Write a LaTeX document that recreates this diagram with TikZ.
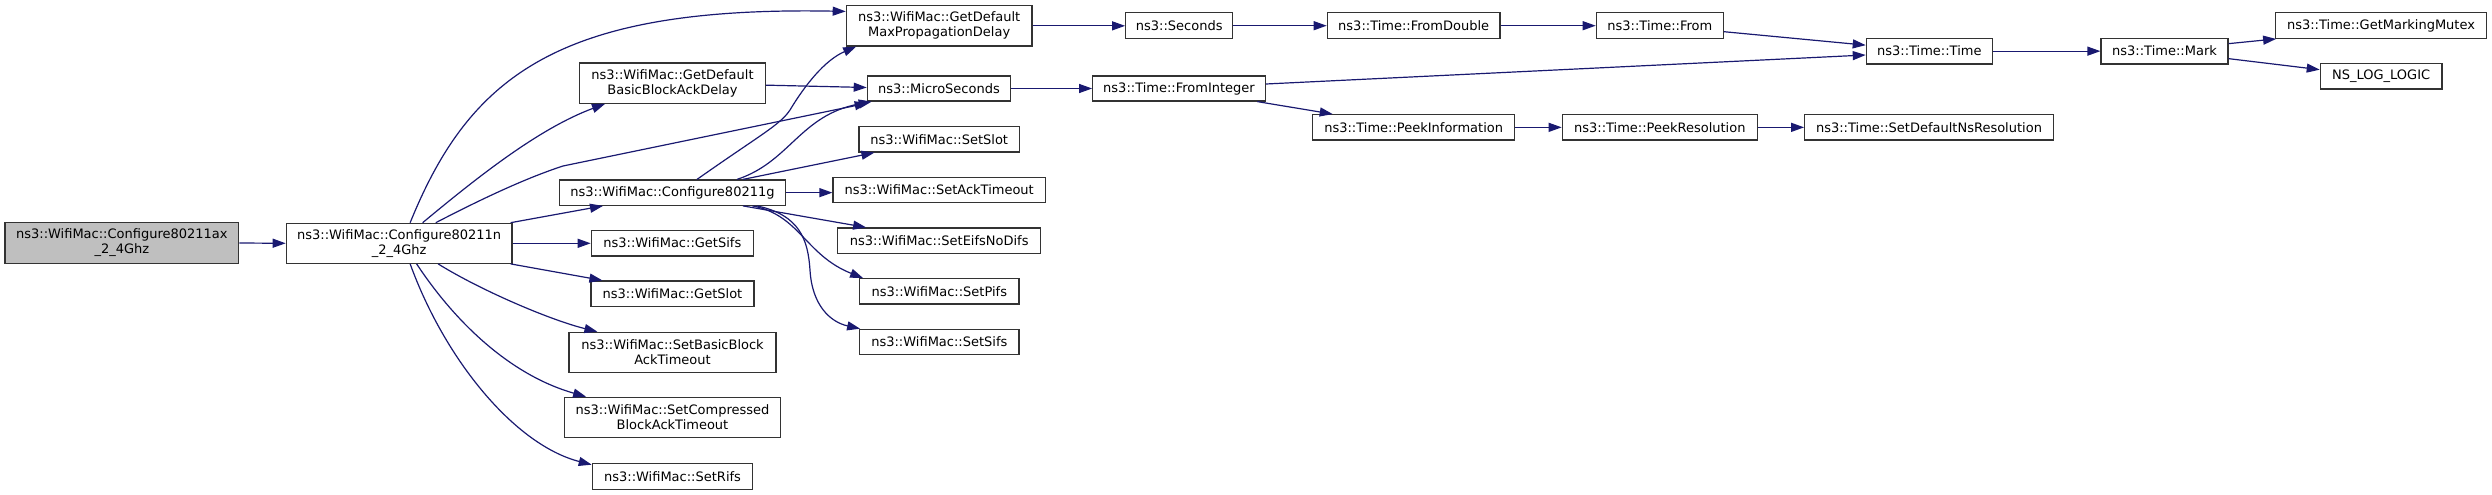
\documentclass[tikz,border=0pt]{standalone}
\usepackage{fontspec}
\setmainfont{DejaVu Sans}
\usetikzlibrary{arrows.meta}
\definecolor{edgecol}{HTML}{191970}
\definecolor{nodeborder}{HTML}{333333}
\definecolor{rootfill}{HTML}{BFBFBF}
\tikzset{
  box/.style={draw=nodeborder, line width=1.2pt, fill=white, inner sep=0pt, align=center,
    font=\fontsize{13}{15}\selectfont, text=black},
  rootbox/.style={box, fill=rootfill},
  edge/.style={draw=edgecol, line width=1.2pt, -{Triangle[length=13pt,width=9pt]}}
}
\newcommand{\bx}[6][box]{\node[#1, minimum width=#4pt, minimum height=#5pt] (#2) at #3 {#6};}
\begin{document}
\begin{tikzpicture}[x=1pt,y=-1pt]
\useasboundingbox (0,0) rectangle (2492,495);
% nodes
\bx[rootbox]{A}{(121.85,243)}{233.7}{40.6}{ns3::WifiMac::Configure80211ax\\\_2\_4Ghz}
\bx{B}{(399.15,243.3)}{225.7}{40}{ns3::WifiMac::Configure80211n\\\_2\_4Ghz}
\bx{gdmpd}{(939.15,25.85)}{185.7}{40.3}{ns3::WifiMac::GetDefault\\MaxPropagationDelay}
\bx{gdbbad}{(672.5,83.15)}{185.6}{40.3}{ns3::WifiMac::GetDefault\\BasicBlockAckDelay}
\bx{cg}{(672.5,192.65)}{225.6}{25.3}{ns3::WifiMac::Configure80211g}
\bx{getsifs}{(672.3,243.15)}{162}{25.7}{ns3::WifiMac::GetSifs}
\bx{getslot}{(672.5,293.85)}{163}{25.7}{ns3::WifiMac::GetSlot}
\bx{sbbat}{(672.5,352.5)}{207}{40.4}{ns3::WifiMac::SetBasicBlock\\AckTimeout}
\bx{scbat}{(672.5,417.5)}{216.4}{40.4}{ns3::WifiMac::SetCompressed\\BlockAckTimeout}
\bx{setrifs}{(672.5,476.3)}{160.4}{26}{ns3::WifiMac::SetRifs}
\bx{micro}{(939,88.5)}{143.4}{25}{ns3::MicroSeconds}
\bx{setslot}{(939.15,139.35)}{160.3}{25.3}{ns3::WifiMac::SetSlot}
\bx{setack}{(939.15,190)}{212.3}{25.4}{ns3::WifiMac::SetAckTimeout}
\bx{seteifs}{(939.2,240.65)}{203}{25.3}{ns3::WifiMac::SetEifsNoDifs}
\bx{setpifs}{(939.35,291.35)}{159.3}{25.3}{ns3::WifiMac::SetPifs}
\bx{setsifs}{(939.35,342)}{159.3}{25.4}{ns3::WifiMac::SetSifs}
\bx{seconds}{(1179.2,25.7)}{107}{26}{ns3::Seconds}
\bx{fromint}{(1179,88.5)}{172.6}{25}{ns3::Time::FromInteger}
\bx{fromdbl}{(1413.65,25.7)}{172.7}{26}{ns3::Time::FromDouble}
\bx{peekinfo}{(1413.7,127.35)}{202}{25.3}{ns3::Time::PeekInformation}
\bx{tfrom}{(1659.8,25.7)}{127}{26}{ns3::Time::From}
\bx{peekres}{(1659.8,127.35)}{195}{25.3}{ns3::Time::PeekResolution}
\bx{ttime}{(1929.3,51.15)}{126}{25.7}{ns3::Time::Time}
\bx{setdef}{(1929,127.35)}{248.6}{25.3}{ns3::Time::SetDefaultNsResolution}
\bx{mark}{(2164.5,51.15)}{127}{25.7}{ns3::Time::Mark}
\bx{getmm}{(2381,25.5)}{210.6}{25.6}{ns3::Time::GetMarkingMutex}
\bx{nslog}{(2381.15,76.15)}{121.7}{25.7}{NS\_LOG\_LOGIC}
% edges
\draw[edge] (A.east) -- (B.west);
\draw[edge] ([xshift=11pt]B.north) .. controls (470,75) and (560,6) .. ([yshift=-6.3pt]gdmpd.north west);
\draw[edge] ([xshift=23.5pt]B.north) .. controls (480,175) and (540,128) .. ([xshift=-67.5pt]gdbbad.south);
\draw[edge] ([xshift=36.6pt]B.north) .. controls (470,205) and (520,180) .. (563,166) -- ([xshift=1pt,yshift=-1.5pt]micro.south west);
\draw[edge] ([xshift=-2pt]B.north east) -- ([xshift=-69.5pt]cg.south);
\draw[edge] (B.east) -- (B.east -| getsifs.west);
\draw[edge] ([xshift=-2pt]B.south east) -- ([xshift=12pt]getslot.north west);
\draw[edge] ([xshift=39pt]B.south) .. controls (480,290) and (550,320) .. ([xshift=29pt]sbbat.north west);
\draw[edge] ([xshift=17.5pt]B.south) .. controls (455,322) and (510,375) .. ([xshift=22.4pt]scbat.north west);
\draw[edge] ([xshift=11pt]B.south) .. controls (445,360) and (515,445) .. ([yshift=-2pt]setrifs.north west);
\draw[edge] ([yshift=-2pt]gdbbad.east) -- ([yshift=1pt]micro.west);
\draw[edge] ([xshift=24.5pt]cg.north) .. controls (760,135) and (780,125) .. (790,110) .. controls (805,85) and (825,60) .. ([xshift=10.5pt]gdmpd.south west);
\draw[edge] ([xshift=64.5pt]cg.north) .. controls (790,162) and (800,115) .. ([xshift=5pt]micro.south west);
\draw[edge] ([xshift=70.5pt]cg.north) -- ([xshift=16pt]setslot.south west);
\draw[edge] (cg.east) -- (cg.east -| setack.west);
\draw[edge] ([xshift=70.5pt]cg.south) -- ([xshift=29pt]seteifs.north west);
\draw[edge] ([xshift=80pt]cg.south) .. controls (800,215) and (805,255) .. ([xshift=4pt]setpifs.north west);
\draw[edge] ([xshift=84.5pt]cg.south) .. controls (800,215) and (808,240) .. (810,270) .. controls (812,305) and (830,322) .. ([xshift=1pt]setsifs.north west);
\draw[edge] (gdmpd.east) -- (gdmpd.east -| seconds.west);
\draw[edge] (seconds.east) -- (fromdbl.west);
\draw[edge] (fromdbl.east) -- (tfrom.west);
\draw[edge] ([yshift=-6pt]tfrom.east) -- ([yshift=6pt]ttime.west);
\draw[edge] (micro.east) -- (fromint.west);
\draw[edge] ([yshift=4.5pt]fromint.east) -- ([yshift=-3.85pt]ttime.west);
\draw[edge] ([xshift=-8.6pt]fromint.south east) -- ([xshift=20.6pt]peekinfo.north west);
\draw[edge] (peekinfo.east) -- (peekres.west);
\draw[edge] (peekres.east) -- (setdef.west);
\draw[edge] (ttime.east) -- (mark.west);
\draw[edge] ([yshift=7.5pt]mark.east) -- ([xshift=1pt]getmm.south west);
\draw[edge] ([yshift=-7.5pt]mark.east) -- ([yshift=6.5pt]nslog.west);
\end{tikzpicture}
\end{document}
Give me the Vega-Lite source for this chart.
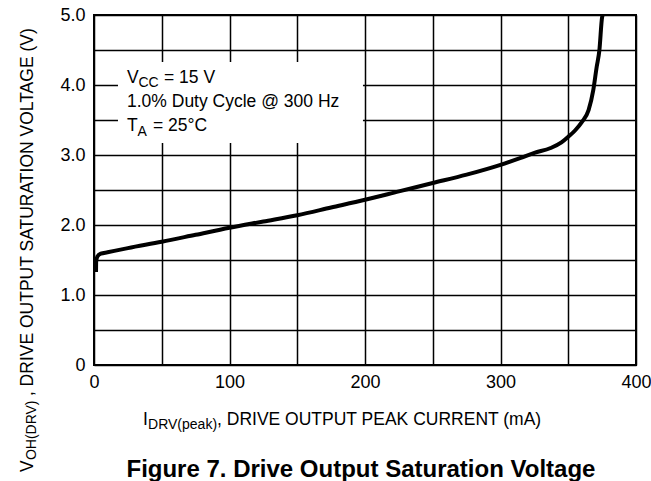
{
  "$schema": "https://vega.github.io/schema/vega-lite/v6.json",
  "width": 542,
  "height": 350,
  "autosize": {"type": "none"},
  "padding": {"left": 94, "top": 15, "right": 15, "bottom": 116},
  "background": "white",
  "config": {
    "view": {"stroke": "#000", "strokeWidth": 2},
    "font": "Liberation Sans",
    "axis": {
      "domain": false, "ticks": false, "grid": true, "gridColor": "#000", "gridWidth": 1.5, "gridOpacity": 1,
      "labelFont": "Liberation Sans", "labelFontSize": 18, "labelColor": "#000",
      "labelOverlap": false, "labelFlush": false
    },
    "text": {"font": "Liberation Sans", "color": "#000", "fontSize": 17.5, "align": "left", "baseline": "alphabetic"}
  },
  "encoding": {
    "x": {"type": "quantitative", "title": null, "scale": {"domain": [0, 400], "nice": false},
      "axis": {"values": [0, 50, 100, 150, 200, 250, 300, 350, 400], "labelExpr": "datum.value % 100 === 0 ? datum.label : ''", "labelPadding": 8}},
    "y": {"type": "quantitative", "title": null, "scale": {"domain": [0, 5], "nice": false},
      "axis": {"values": [0, 0.5, 1, 1.5, 2, 2.5, 3, 3.5, 4, 4.5, 5], "labelExpr": "datum.value === 0 ? '0' : (datum.value % 1 === 0 ? format(datum.value, '.1f') : '')", "labelPadding": 9}}
  },
  "layer": [
    {
      "data": {"values": [{"I": 1.5, "V": 1.33}, {"I": 1.6, "V": 1.48}, {"I": 2.5, "V": 1.55}, {"I": 5, "V": 1.59}, {"I": 10, "V": 1.61}, {"I": 25, "V": 1.67}, {"I": 50, "V": 1.76}, {"I": 75, "V": 1.86}, {"I": 100, "V": 1.96}, {"I": 125, "V": 2.05}, {"I": 150, "V": 2.14}, {"I": 175, "V": 2.25}, {"I": 200, "V": 2.36}, {"I": 225, "V": 2.48}, {"I": 250, "V": 2.6}, {"I": 275, "V": 2.72}, {"I": 300, "V": 2.86}, {"I": 315, "V": 2.96}, {"I": 325, "V": 3.03}, {"I": 337, "V": 3.1}, {"I": 345, "V": 3.18}, {"I": 350, "V": 3.26}, {"I": 355, "V": 3.35}, {"I": 360, "V": 3.47}, {"I": 365, "V": 3.64}, {"I": 368.5, "V": 3.93}, {"I": 371, "V": 4.26}, {"I": 373, "V": 4.5}, {"I": 375, "V": 4.97}, {"I": 375.5, "V": 5.0}]},
      "mark": {"type": "line", "color": "#000", "strokeWidth": 4, "interpolate": "monotone"},
      "encoding": {
        "x": {"field": "I"},
        "y": {"field": "V"}
      }
    },
    {
      "data": {"values": [{}]},
      "mark": {"type": "rect", "fill": "white", "strokeWidth": 0},
      "encoding": {
        "x": {"datum": 17.7},
        "x2": {"datum": 198.5},
        "y": {"datum": 3.17},
        "y2": {"datum": 4.33}
      }
    },
    {
      "data": {"values": [{}]},
      "layer": [
        {"mark": {"type": "text", "text": "V"}, "encoding": {"x": {"datum": 24.35}, "y": {"datum": 4.024}}},
        {"mark": {"type": "text", "text": "CC", "fontSize": 14, "dx": 11.5, "dy": 4}, "encoding": {"x": {"datum": 24.35}, "y": {"datum": 4.024}}},
        {"mark": {"type": "text", "text": "= 15 V", "dx": 37}, "encoding": {"x": {"datum": 24.35}, "y": {"datum": 4.024}}},
        {"mark": {"type": "text", "text": "1.0% Duty Cycle @ 300 Hz"}, "encoding": {"x": {"datum": 24.35}, "y": {"datum": 3.69}}},
        {"mark": {"type": "text", "text": "T"}, "encoding": {"x": {"datum": 24.35}, "y": {"datum": 3.35}}},
        {"mark": {"type": "text", "text": "A", "fontSize": 14, "dx": 10.5, "dy": 5}, "encoding": {"x": {"datum": 24.35}, "y": {"datum": 3.35}}},
        {"mark": {"type": "text", "text": "= 25°C", "dx": 26}, "encoding": {"x": {"datum": 24.35}, "y": {"datum": 3.35}}},
        {"mark": {"type": "text", "text": "I"}, "encoding": {"x": {"datum": 36.2}, "y": {"datum": -0.857}}},
        {"mark": {"type": "text", "text": "DRV(peak)", "fontSize": 14, "dx": 5, "dy": 4}, "encoding": {"x": {"datum": 36.2}, "y": {"datum": -0.857}}},
        {"mark": {"type": "text", "text": ", DRIVE OUTPUT PEAK CURRENT (mA)", "dx": 74}, "encoding": {"x": {"datum": 36.2}, "y": {"datum": -0.857}}},
        {"mark": {"type": "text", "text": "V", "angle": 270}, "encoding": {"x": {"datum": -45}, "y": {"datum": -1.53}}},
        {"mark": {"type": "text", "text": "OH(DRV)", "fontSize": 14, "angle": 270, "dx": 12, "dy": 3}, "encoding": {"x": {"datum": -45}, "y": {"datum": -1.53}}},
        {"mark": {"type": "text", "text": ", DRIVE OUTPUT SATURATION VOLTAGE (V)", "angle": 270, "dx": 76}, "encoding": {"x": {"datum": -45}, "y": {"datum": -1.53}}},
        {"mark": {"type": "text", "text": "Figure 7. Drive Output Saturation Voltage", "fontWeight": "bold", "fontSize": 24, "align": "center"}, "encoding": {"x": {"datum": 197}, "y": {"datum": -1.6}}}
      ]
    }
  ]
}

========================

#### WHAT TO WORK ON:
Out of the preceding entries, pull every line containing the string "this".

#### RESPONSE BELOW:
Write a LaTeX document that recreates this diagram with TikZ.
Give me the Vega-Lite source for this chart.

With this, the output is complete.